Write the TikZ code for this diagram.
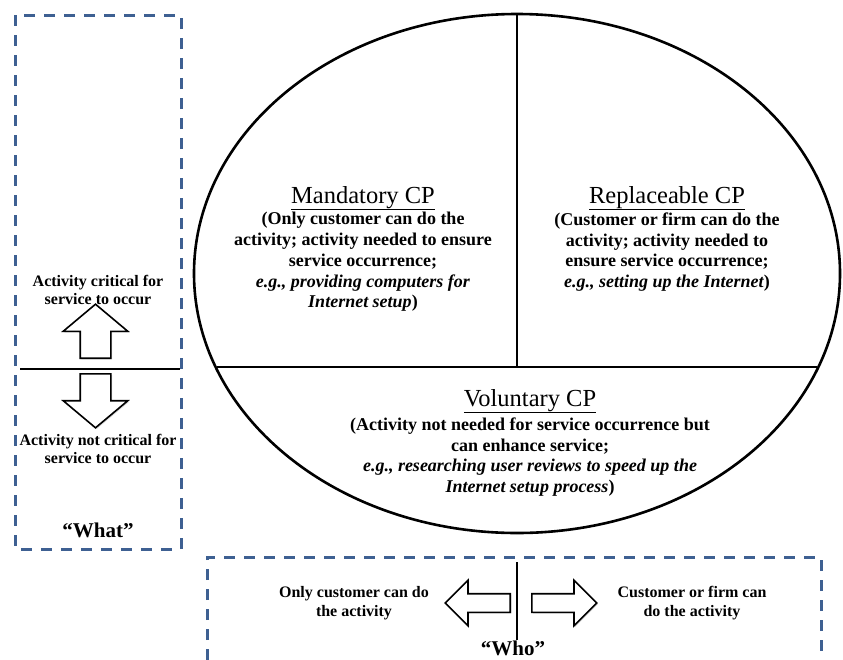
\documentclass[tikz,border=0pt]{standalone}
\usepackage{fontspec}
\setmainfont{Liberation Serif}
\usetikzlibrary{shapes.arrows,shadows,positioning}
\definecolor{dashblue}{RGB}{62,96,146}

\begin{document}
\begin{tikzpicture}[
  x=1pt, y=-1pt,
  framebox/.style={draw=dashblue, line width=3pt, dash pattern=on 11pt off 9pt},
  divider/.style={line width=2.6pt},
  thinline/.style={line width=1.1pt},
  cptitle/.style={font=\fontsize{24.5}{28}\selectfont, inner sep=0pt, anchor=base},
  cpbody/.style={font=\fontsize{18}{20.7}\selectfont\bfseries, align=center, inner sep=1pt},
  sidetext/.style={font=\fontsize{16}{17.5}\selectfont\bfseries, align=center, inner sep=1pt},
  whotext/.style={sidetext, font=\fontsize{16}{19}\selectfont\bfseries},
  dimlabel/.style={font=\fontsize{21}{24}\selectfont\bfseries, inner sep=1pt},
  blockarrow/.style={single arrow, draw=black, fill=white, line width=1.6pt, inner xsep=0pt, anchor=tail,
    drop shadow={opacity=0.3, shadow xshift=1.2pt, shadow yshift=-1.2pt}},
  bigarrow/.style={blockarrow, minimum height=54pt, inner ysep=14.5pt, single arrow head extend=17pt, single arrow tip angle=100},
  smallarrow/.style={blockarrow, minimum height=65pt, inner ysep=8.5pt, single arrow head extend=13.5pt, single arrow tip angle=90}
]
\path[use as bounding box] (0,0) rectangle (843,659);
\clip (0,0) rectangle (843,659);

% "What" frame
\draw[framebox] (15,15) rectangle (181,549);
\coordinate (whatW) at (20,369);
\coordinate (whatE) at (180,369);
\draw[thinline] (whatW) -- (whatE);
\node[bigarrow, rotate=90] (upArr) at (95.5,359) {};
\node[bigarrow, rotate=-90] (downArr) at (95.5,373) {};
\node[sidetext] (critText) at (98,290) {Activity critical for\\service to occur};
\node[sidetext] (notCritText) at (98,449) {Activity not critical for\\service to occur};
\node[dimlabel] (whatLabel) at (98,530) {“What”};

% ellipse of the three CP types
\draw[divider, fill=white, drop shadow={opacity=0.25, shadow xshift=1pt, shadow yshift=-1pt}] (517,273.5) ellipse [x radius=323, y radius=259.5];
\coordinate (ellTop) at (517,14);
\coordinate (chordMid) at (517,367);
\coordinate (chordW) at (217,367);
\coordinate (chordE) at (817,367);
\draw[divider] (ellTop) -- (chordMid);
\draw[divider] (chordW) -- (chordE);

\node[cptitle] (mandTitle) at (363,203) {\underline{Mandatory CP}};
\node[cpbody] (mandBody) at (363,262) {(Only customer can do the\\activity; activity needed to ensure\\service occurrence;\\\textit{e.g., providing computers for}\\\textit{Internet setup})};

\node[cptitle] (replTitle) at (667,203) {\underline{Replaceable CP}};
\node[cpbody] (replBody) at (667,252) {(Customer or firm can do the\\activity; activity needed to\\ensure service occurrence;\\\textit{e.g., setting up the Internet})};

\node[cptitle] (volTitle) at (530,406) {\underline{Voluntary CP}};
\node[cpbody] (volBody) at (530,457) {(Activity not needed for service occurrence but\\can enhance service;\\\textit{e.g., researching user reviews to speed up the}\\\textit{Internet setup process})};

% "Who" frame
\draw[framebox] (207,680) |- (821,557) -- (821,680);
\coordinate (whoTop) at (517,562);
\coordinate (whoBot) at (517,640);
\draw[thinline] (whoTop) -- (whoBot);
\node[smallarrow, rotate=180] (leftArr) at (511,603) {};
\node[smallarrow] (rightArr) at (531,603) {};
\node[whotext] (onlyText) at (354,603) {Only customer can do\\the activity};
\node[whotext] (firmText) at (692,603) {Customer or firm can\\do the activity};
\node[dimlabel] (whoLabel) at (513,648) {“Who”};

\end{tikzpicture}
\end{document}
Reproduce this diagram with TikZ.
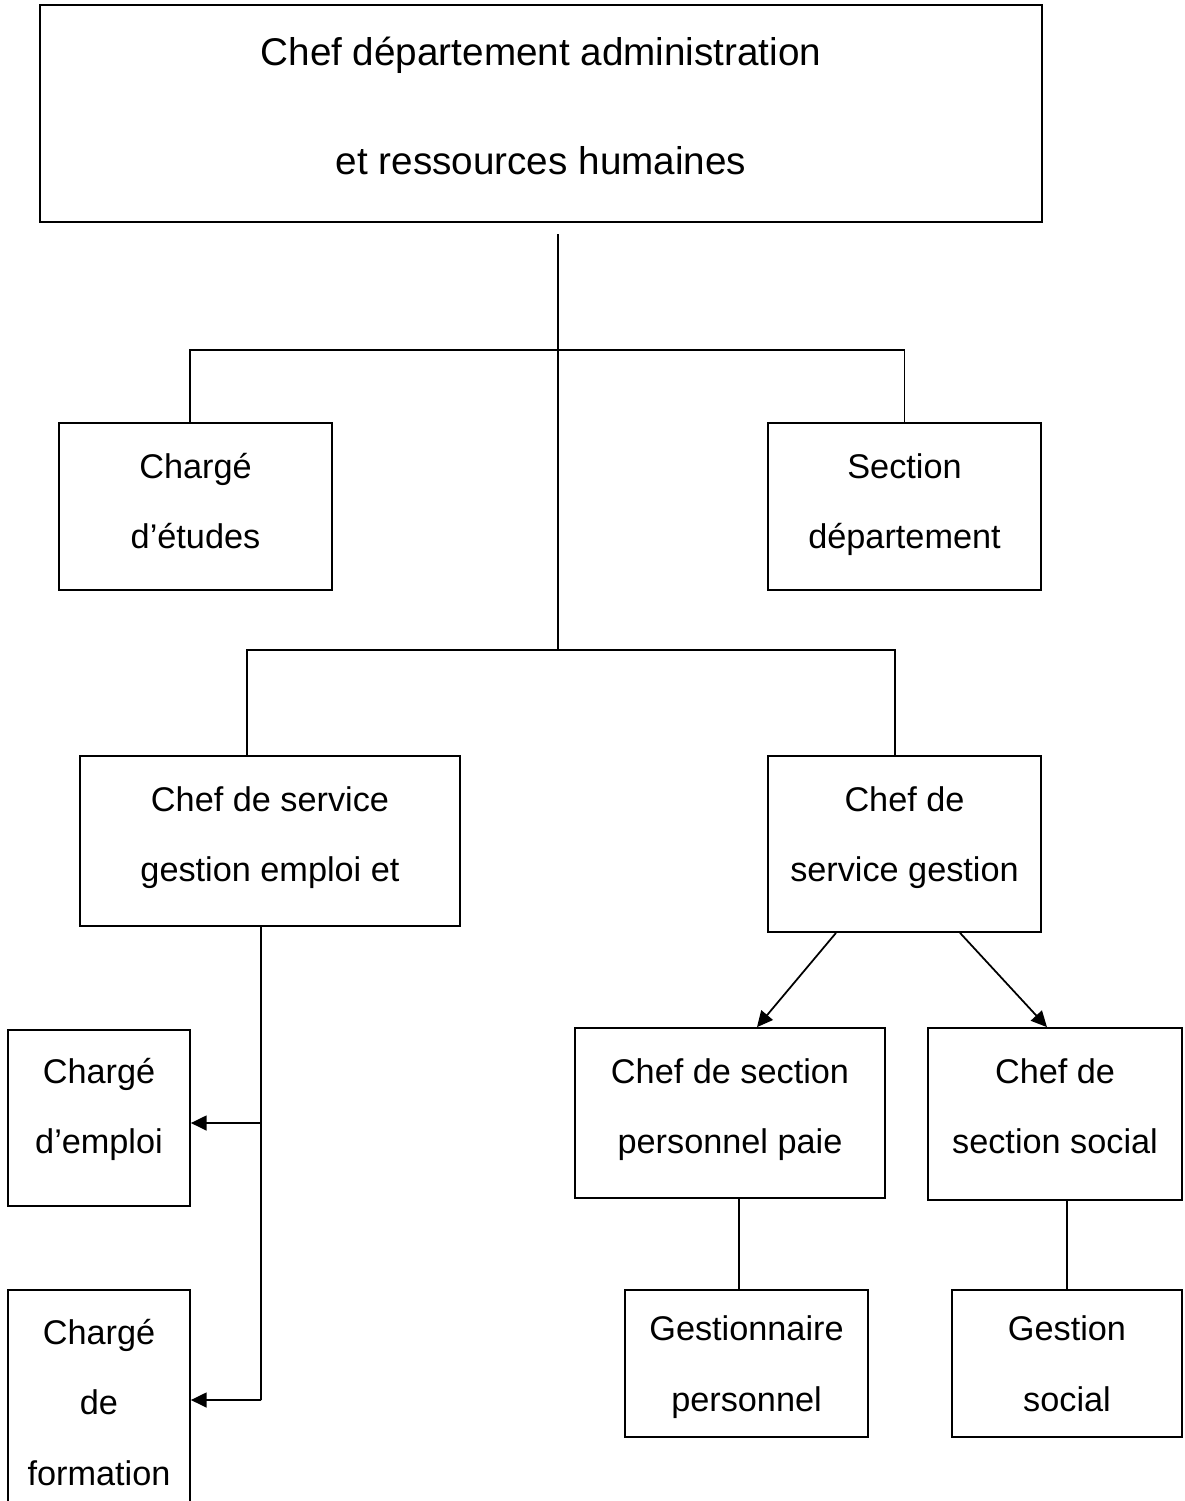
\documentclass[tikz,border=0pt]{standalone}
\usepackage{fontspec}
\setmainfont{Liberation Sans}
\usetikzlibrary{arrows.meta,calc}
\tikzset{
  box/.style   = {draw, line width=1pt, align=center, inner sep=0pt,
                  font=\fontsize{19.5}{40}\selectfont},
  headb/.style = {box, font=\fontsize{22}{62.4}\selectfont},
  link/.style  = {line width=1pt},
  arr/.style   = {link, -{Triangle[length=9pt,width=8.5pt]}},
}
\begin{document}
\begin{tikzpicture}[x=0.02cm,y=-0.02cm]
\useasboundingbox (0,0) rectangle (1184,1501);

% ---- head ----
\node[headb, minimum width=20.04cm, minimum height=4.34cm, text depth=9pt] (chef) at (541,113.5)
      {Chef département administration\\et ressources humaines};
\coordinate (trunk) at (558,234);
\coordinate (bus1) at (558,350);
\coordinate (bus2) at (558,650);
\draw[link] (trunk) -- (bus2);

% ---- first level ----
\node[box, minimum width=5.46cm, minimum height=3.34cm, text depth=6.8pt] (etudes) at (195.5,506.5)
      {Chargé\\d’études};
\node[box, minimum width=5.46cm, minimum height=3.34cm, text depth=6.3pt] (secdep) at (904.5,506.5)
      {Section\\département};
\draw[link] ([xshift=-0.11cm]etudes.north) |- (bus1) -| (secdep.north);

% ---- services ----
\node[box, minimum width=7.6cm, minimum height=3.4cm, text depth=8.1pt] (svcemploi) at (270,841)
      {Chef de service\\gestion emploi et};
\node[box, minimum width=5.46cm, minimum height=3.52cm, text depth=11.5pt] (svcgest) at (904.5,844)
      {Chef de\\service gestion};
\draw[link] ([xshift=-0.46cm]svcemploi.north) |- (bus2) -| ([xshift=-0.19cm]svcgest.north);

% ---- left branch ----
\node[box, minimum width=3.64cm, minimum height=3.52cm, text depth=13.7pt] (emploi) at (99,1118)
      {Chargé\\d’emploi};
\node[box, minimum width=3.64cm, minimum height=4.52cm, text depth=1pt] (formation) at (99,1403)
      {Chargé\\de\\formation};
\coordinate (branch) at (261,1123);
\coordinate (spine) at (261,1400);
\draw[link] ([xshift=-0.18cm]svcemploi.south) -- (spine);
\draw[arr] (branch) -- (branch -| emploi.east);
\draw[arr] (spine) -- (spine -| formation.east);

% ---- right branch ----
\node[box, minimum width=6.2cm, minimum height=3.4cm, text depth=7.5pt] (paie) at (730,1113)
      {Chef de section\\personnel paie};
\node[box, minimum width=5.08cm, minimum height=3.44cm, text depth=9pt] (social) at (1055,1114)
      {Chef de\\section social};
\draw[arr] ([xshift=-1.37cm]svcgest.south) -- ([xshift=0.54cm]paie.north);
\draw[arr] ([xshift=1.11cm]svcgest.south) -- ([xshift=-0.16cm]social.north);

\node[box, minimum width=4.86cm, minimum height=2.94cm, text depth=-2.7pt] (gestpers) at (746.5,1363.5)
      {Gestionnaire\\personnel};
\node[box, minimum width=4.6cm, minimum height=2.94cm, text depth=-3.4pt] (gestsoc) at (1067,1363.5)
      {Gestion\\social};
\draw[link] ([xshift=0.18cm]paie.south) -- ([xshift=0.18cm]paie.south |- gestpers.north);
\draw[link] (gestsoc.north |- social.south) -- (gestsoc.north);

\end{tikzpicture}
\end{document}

-*-

JOB> From the listing, tally every line with the word "diagram" in it and give only the tally.

WRITTEN RESPONSE> 2